→ Material for the task

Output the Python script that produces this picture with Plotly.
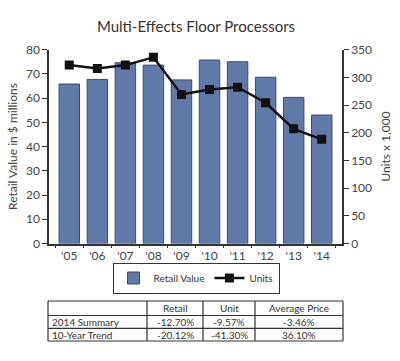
import plotly.graph_objects as go

years = ["'05", "'06", "'07", "'08", "'09", "'10", "'11", "'12", "'13", "'14"]
retail_value = [65.8, 67.7, 74.6, 73.6, 67.5, 75.7, 75.0, 68.6, 60.3, 53.0]
units = [322, 316, 322, 336, 269, 278, 282, 254, 207, 188]

table_header = ["", "Retail", "Unit", "Average Price"]
table_rows = ["2014 Summary", "10-Year Trend"]
table_retail = ["-12.70%", "-20.12%"]
table_unit = ["-9.57%", "-41.30%"]
table_price = ["-3.46%", "36.10%"]

W, H = 400, 361
FONT = "Lato, Open Sans, sans-serif"
AX = "#333333"

fig = go.Figure()
fig.add_trace(go.Bar(
    x=years, y=retail_value, name="Retail Value",
    marker=dict(color="#6179a9", line=dict(color="#3b4b70", width=1)),
    yaxis="y",
))
fig.add_trace(go.Scatter(
    x=years, y=units, name="Units", mode="lines+markers",
    line=dict(color="#111111", width=2.5),
    marker=dict(symbol="square", size=9, color="#111111"),
    yaxis="y2",
))

# summary table built from the table lists
col_edges = [48, 147, 203, 255, 343]
row_edges = [301, 315.5, 328.3, 341]
px = lambda v: v / W
py = lambda v: 1 - v / H
shapes = []
for xe in col_edges:
    shapes.append(dict(type="line", xref="paper", yref="paper", x0=px(xe), x1=px(xe),
                       y0=py(row_edges[0]), y1=py(row_edges[-1]), line=dict(color=AX, width=1.2)))
for ye in row_edges:
    shapes.append(dict(type="line", xref="paper", yref="paper", x0=px(col_edges[0]), x1=px(col_edges[-1]),
                       y0=py(ye), y1=py(ye), line=dict(color=AX, width=1.2)))
columns = [table_header]
body = [table_rows, table_retail, table_unit, table_price]
annotations = []
grid = [table_header] + [[body[c][r] for c in range(4)] for r in range(len(table_rows))]
for r, row in enumerate(grid):
    yc = (row_edges[r] + row_edges[r + 1]) / 2
    for c, txt in enumerate(row):
        if not txt:
            continue
        if c == 0:
            xa, anchor = px(col_edges[0] + 2), "left"
        else:
            xa, anchor = px((col_edges[c] + col_edges[c + 1]) / 2), "center"
        annotations.append(dict(text=txt, xref="paper", yref="paper", x=xa, y=py(yc),
                                xanchor=anchor, yanchor="middle", showarrow=False,
                                font=dict(family=FONT, size=10, color="#333")))

y_top = 1 - 49.6 / H
y_bot = 1 - 243.5 / H
fig.update_layout(
    width=W, height=H,
    margin=dict(l=0, r=0, t=0, b=0, autoexpand=False),
    paper_bgcolor="white", plot_bgcolor="white",
    font=dict(family=FONT, color="#333"),
    title=dict(text="Multi-Effects Floor Processors", x=0.49, xanchor="center",
               y=1 - 27 / H, yanchor="middle", font=dict(size=15, color="#333"),
               automargin=False),
    bargap=0.27,
    showlegend=True,
    legend=dict(orientation="h", x=0.49, xanchor="center", y=1 - 278 / H, yanchor="middle",
                bordercolor=AX, borderwidth=1, font=dict(size=10, color="#333"),
                itemwidth=30, tracegroupgap=0),
    xaxis=dict(domain=[49 / W, 342 / W], anchor="y", showline=True, linecolor=AX, linewidth=1.5,
               ticks="outside", ticklen=3, tickson="boundaries", tickcolor=AX, automargin=False,
               tickfont=dict(size=12, color="#444"), showgrid=False),
    yaxis=dict(domain=[y_bot, y_top], range=[0, 80], dtick=10, showline=True, linecolor=AX,
               linewidth=1.5, ticks="outside", ticklen=5, tickcolor=AX, showgrid=False,
               zeroline=False, tickfont=dict(size=12, color="#444"), automargin=False,
               title=dict(text="Retail Value in $ millions", font=dict(size=12, color="#444"), standoff=6)),
    yaxis2=dict(overlaying="y", side="right", range=[0, 350], dtick=50, showline=True,
                linecolor=AX, linewidth=1.5, ticks="outside", ticklen=5, tickcolor=AX,
                showgrid=False, zeroline=False, tickfont=dict(size=12, color="#444"), automargin=False,
                title=dict(text="Units x 1,000", font=dict(size=12, color="#444"), standoff=11)),
    shapes=shapes,
    annotations=annotations,
)

fig.write_html("out.html", config={"displayModeBar": False},
               post_script="document.body.style.margin='0px';")
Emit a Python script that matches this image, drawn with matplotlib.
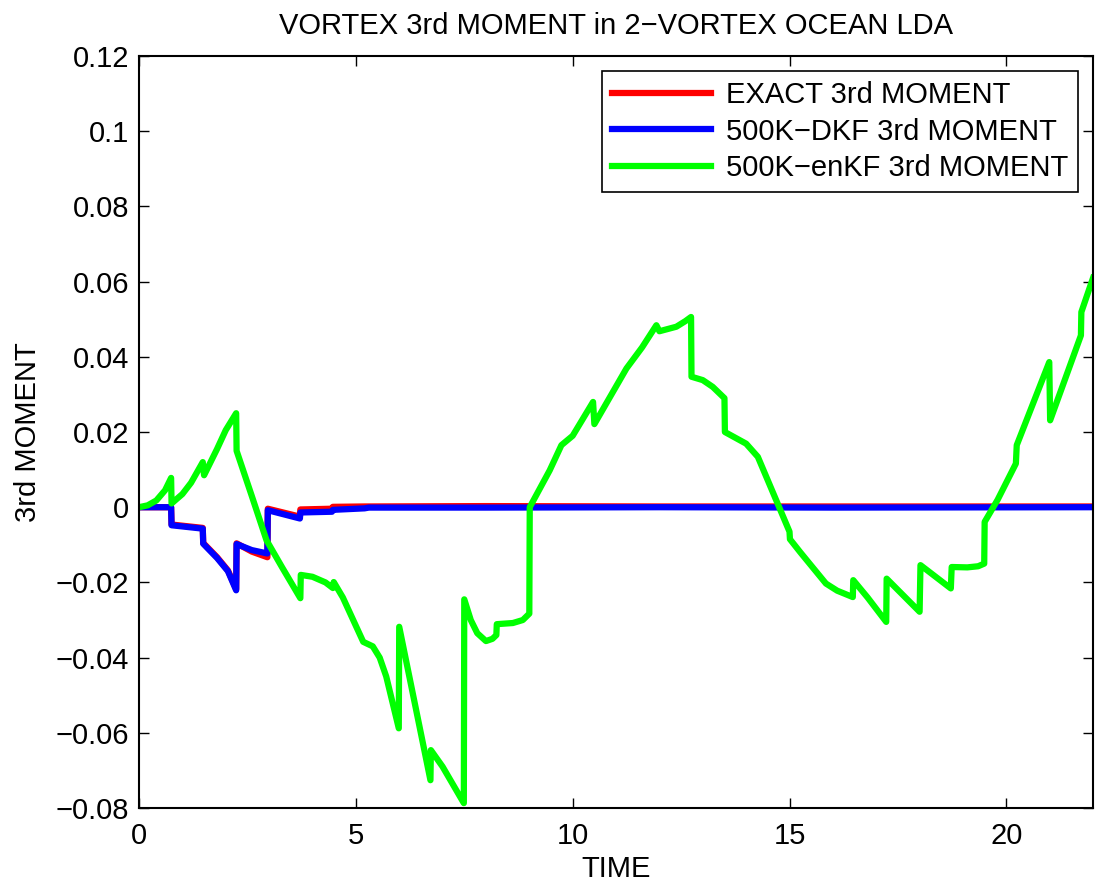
import numpy as np
import matplotlib.pyplot as plt
from matplotlib.ticker import FuncFormatter

plt.rcParams['font.family'] = ['Liberation Sans', 'DejaVu Sans']

# time / moment samples (repeated times are the update jumps)
t_exact = [0, 0.74, 0.75, 1.47, 1.48, 1.8, 2.05, 2.24, 2.25, 2.6, 2.96, 2.97,
           3.71, 3.72, 4.45, 4.47, 5.2, 5.3, 8.0, 12.0, 16.0, 22.0]
m_exact = [0, 0.0, -0.0046, -0.0055, -0.0095, -0.0133, -0.0168, -0.0218, -0.0096,
           -0.0118, -0.0133, -0.0004, -0.0025, -0.0006, -0.0004, 0.0001, 0.0002,
           0.0002, 0.0003, 0.0002, 0.0002, 0.0002]

t_dkf = [0, 0.74, 0.75, 1.47, 1.48, 1.8, 2.05, 2.24, 2.25, 2.6, 2.96, 2.97,
         3.71, 3.72, 4.45, 4.47, 5.2, 5.3, 8.0, 12.0, 16.0, 22.0]
m_dkf = [0, 0.0, -0.0048, -0.0057, -0.0097, -0.0135, -0.0170, -0.0221, -0.0098,
         -0.0114, -0.0123, -0.0008, -0.0030, -0.0014, -0.0012, -0.0007, -0.0003,
         -0.0001, -0.0001, 0.0, -0.0001, 0.0]

t_enkf = [0, 0.2, 0.4, 0.6, 0.74, 0.75, 1.0, 1.2, 1.47, 1.5, 1.8, 2.0, 2.24, 2.25,
          2.6, 2.94, 3.3, 3.72, 3.73, 4.0, 4.3, 4.47, 4.49, 4.7, 5.17, 5.39, 5.55,
          5.7, 5.99, 6.0, 6.72, 6.73, 7.0, 7.49, 7.5, 7.65, 7.8, 8.0, 8.15, 8.24,
          8.25, 8.62, 8.85, 9.0, 9.01, 9.47, 9.74, 10.0, 10.47, 10.5, 11.24, 11.6,
          11.93, 12.0, 12.39, 12.6, 12.73, 12.74, 13.0, 13.23, 13.5, 13.51, 14.0,
          14.27, 15.0, 15.01, 15.25, 15.84, 16.1, 16.46, 16.47, 16.8, 17.23, 17.24,
          18.0, 18.02, 18.72, 18.74, 19.1, 19.35, 19.49, 19.5, 19.8, 20.22, 20.24,
          20.99, 21.01, 21.72, 21.73, 22.0]
m_enkf = [0, 0.0005, 0.0018, 0.0045, 0.0078, 0.001, 0.0035, 0.0065, 0.012, 0.0085,
          0.0155, 0.0205, 0.025, 0.015, 0.003, -0.0088, -0.016, -0.0242, -0.018,
          -0.0185, -0.020, -0.0215, -0.0199, -0.024, -0.0358, -0.0370, -0.040,
          -0.045, -0.0588, -0.0318, -0.0726, -0.0646, -0.069, -0.0787, -0.0245,
          -0.030, -0.0335, -0.0356, -0.035, -0.0340, -0.0311, -0.0308, -0.030,
          -0.0283, 0.0, 0.0098, 0.0165, 0.019, 0.028, 0.0221, 0.0369, 0.0425,
          0.0484, 0.0468, 0.048, 0.0495, 0.0506, 0.0347, 0.0338, 0.032, 0.029,
          0.020, 0.0169, 0.0134, -0.0065, -0.0085, -0.0120, -0.0203, -0.0222,
          -0.0239, -0.0194, -0.024, -0.0305, -0.019, -0.0278, -0.0154, -0.0216,
          -0.0159, -0.016, -0.0157, -0.015, -0.0039, 0.002, 0.0116, 0.0165,
          0.0386, 0.0231, 0.0457, 0.0519, 0.061]

fig = plt.figure(figsize=(10.99, 8.86), dpi=100)
ax = fig.add_axes([0.1265, 0.0880, 0.8681, 0.8488])

lw = 4.5
ax.plot(t_exact, m_exact, color='#ff0000', linewidth=lw, label='EXACT 3rd MOMENT')
ax.plot(t_dkf, m_dkf, color='#0000ff', linewidth=lw, label='500K\u2212DKF 3rd MOMENT')
ax.plot(t_enkf, m_enkf, color='#00ff00', linewidth=lw, label='500K\u2212enKF 3rd MOMENT')

ax.set_xlim(0, 22)
ax.set_ylim(-0.08, 0.12)
ax.set_xticks([0, 5, 10, 15, 20])
ax.set_yticks(np.arange(-0.08, 0.121, 0.02))
ax.yaxis.set_major_formatter(FuncFormatter(lambda v, p: ('%g' % round(v, 4)).replace('-', '\u2212')))

fs = 21
ax.tick_params(direction='in', top=True, right=True, length=7, width=1,
               labelsize=fs)
ax.tick_params(axis='x', pad=10)
ax.tick_params(axis='y', pad=7)
for s in ax.spines.values():
    s.set_linewidth(1.5)

ax.set_title('VORTEX 3rd MOMENT in 2\u2212VORTEX OCEAN LDA', fontsize=fs, pad=16)
ax.set_xlabel('TIME', fontsize=fs, labelpad=4)
ax.set_ylabel('3rd MOMENT', fontsize=fs, labelpad=10)

leg = ax.legend(loc='upper right', fontsize=fs, handlelength=3.4, fancybox=False,
                framealpha=1, edgecolor='black', borderaxespad=0.5,
                labelspacing=0.3, handletextpad=0.5, borderpad=0.35)
leg.get_frame().set_linewidth(1.2)

plt.savefig('out.png', dpi=100)
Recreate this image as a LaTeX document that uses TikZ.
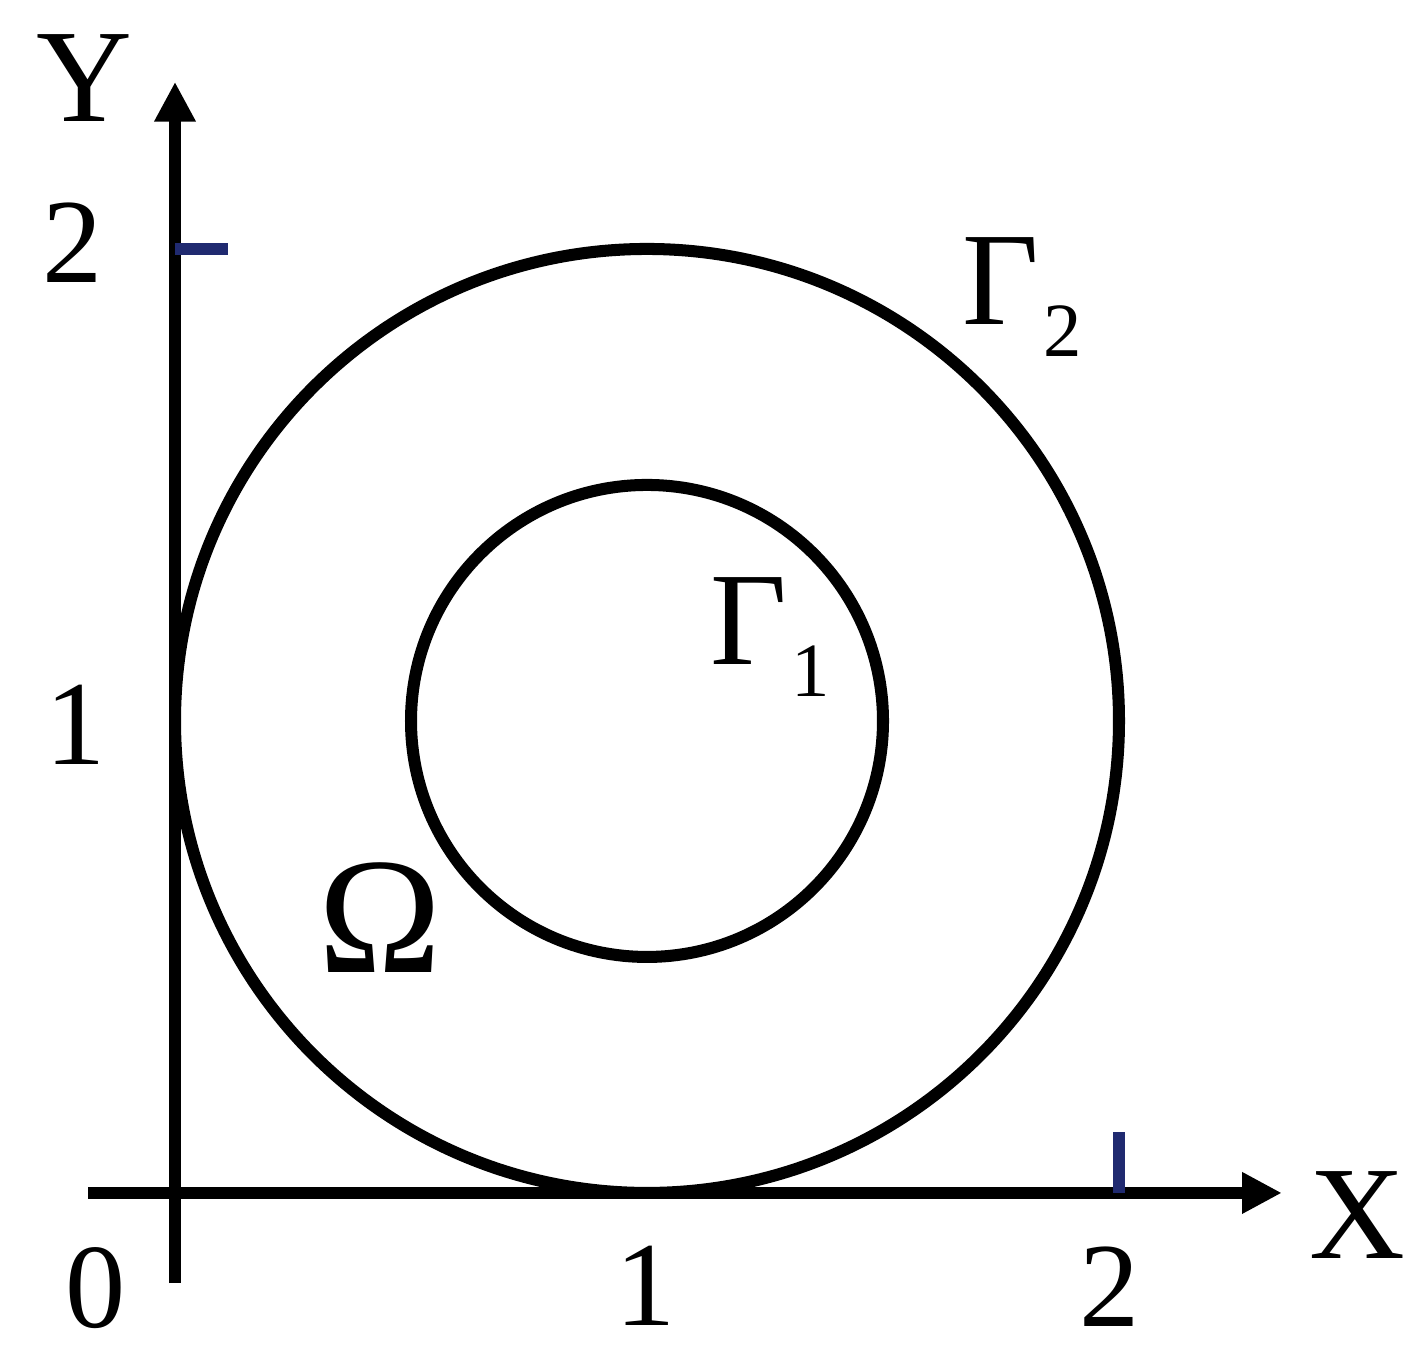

→ Task goal
Determine how many lines of this listing contain "Python", and give only the number.

→ Right answer
2